- EXERCISE TASK
Using the data below, output the first line and every line after it up to and including the line containing "minimum width=70] (top)", exactly as written and with nothing added.
----------
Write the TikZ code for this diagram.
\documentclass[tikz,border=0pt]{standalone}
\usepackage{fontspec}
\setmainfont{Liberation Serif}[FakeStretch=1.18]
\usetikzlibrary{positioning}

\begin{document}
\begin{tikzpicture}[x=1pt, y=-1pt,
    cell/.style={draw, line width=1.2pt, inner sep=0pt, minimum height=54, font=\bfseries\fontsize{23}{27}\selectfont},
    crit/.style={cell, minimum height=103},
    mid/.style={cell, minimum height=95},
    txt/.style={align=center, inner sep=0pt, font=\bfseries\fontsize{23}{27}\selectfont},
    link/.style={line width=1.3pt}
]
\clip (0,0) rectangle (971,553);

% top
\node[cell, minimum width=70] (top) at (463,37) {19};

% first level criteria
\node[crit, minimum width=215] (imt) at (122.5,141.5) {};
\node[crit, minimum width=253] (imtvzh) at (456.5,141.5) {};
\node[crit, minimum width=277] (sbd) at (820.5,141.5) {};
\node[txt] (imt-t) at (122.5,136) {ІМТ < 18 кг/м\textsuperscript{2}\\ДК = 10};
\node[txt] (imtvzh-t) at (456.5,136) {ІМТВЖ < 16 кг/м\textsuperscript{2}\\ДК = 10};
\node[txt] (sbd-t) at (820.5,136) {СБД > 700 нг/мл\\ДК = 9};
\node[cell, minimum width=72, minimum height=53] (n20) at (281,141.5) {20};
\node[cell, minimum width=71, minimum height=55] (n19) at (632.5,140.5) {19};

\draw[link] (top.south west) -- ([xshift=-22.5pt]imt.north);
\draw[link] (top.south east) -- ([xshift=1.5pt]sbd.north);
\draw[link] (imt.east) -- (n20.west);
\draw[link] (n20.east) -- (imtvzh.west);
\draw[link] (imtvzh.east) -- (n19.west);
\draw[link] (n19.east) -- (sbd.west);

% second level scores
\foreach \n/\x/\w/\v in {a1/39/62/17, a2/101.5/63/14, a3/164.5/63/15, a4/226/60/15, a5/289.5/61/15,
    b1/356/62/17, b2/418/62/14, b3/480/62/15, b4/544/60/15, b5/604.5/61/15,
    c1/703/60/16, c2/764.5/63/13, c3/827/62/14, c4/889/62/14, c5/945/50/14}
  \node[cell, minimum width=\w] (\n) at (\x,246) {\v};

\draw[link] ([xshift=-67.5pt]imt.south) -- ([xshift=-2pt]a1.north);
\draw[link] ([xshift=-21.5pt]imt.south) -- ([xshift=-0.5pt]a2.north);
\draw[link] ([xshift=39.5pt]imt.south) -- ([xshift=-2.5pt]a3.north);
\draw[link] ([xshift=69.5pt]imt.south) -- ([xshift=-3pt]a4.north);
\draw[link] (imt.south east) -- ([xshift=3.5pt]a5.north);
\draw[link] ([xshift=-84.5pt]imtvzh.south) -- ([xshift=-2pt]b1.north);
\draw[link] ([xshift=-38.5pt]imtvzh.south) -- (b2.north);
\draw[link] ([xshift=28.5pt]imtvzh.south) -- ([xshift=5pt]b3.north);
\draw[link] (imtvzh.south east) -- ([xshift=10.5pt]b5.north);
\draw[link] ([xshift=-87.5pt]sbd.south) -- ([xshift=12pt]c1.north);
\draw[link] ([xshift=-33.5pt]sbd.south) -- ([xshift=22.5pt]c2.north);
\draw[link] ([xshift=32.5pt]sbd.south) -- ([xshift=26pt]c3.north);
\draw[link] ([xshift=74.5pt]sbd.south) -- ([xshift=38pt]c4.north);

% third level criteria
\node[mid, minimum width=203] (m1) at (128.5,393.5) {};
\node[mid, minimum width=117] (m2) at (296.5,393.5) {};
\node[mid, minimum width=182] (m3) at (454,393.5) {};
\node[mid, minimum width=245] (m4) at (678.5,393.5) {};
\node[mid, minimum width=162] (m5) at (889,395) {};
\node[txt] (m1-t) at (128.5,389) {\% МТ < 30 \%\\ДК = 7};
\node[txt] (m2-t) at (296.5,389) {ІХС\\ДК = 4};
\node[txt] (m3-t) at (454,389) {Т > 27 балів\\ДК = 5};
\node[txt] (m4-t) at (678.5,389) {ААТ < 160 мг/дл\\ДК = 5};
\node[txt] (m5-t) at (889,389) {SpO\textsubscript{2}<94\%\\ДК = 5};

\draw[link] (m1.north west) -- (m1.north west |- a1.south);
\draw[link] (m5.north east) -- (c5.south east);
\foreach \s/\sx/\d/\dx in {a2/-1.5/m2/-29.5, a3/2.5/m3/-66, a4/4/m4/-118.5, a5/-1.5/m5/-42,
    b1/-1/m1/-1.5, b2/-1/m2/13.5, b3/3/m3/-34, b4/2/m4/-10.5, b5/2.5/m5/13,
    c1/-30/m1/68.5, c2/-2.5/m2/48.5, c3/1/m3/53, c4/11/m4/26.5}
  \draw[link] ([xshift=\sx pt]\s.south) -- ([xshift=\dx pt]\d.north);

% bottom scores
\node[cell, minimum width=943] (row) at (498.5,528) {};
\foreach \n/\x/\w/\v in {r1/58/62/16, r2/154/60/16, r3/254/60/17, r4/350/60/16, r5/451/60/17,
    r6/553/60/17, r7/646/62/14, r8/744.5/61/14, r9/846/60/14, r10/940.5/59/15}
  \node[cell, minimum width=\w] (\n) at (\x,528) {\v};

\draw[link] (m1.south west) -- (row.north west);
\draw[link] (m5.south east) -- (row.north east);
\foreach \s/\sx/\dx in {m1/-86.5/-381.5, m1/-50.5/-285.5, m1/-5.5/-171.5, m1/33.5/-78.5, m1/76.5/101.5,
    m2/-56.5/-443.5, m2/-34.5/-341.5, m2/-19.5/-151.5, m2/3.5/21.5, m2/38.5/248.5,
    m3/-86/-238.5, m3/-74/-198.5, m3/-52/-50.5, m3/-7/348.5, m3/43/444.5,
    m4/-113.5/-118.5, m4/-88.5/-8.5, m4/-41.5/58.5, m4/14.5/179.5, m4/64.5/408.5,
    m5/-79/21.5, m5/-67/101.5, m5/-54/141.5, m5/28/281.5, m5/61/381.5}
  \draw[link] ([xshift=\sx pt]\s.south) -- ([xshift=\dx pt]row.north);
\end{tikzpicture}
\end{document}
----------
- WRITTEN RESPONSE
Write the TikZ code for this diagram.
\documentclass[tikz,border=0pt]{standalone}
\usepackage{fontspec}
\setmainfont{Liberation Serif}[FakeStretch=1.18]
\usetikzlibrary{positioning}

\begin{document}
\begin{tikzpicture}[x=1pt, y=-1pt,
    cell/.style={draw, line width=1.2pt, inner sep=0pt, minimum height=54, font=\bfseries\fontsize{23}{27}\selectfont},
    crit/.style={cell, minimum height=103},
    mid/.style={cell, minimum height=95},
    txt/.style={align=center, inner sep=0pt, font=\bfseries\fontsize{23}{27}\selectfont},
    link/.style={line width=1.3pt}
]
\clip (0,0) rectangle (971,553);

% top
\node[cell, minimum width=70] (top) at (463,37) {19};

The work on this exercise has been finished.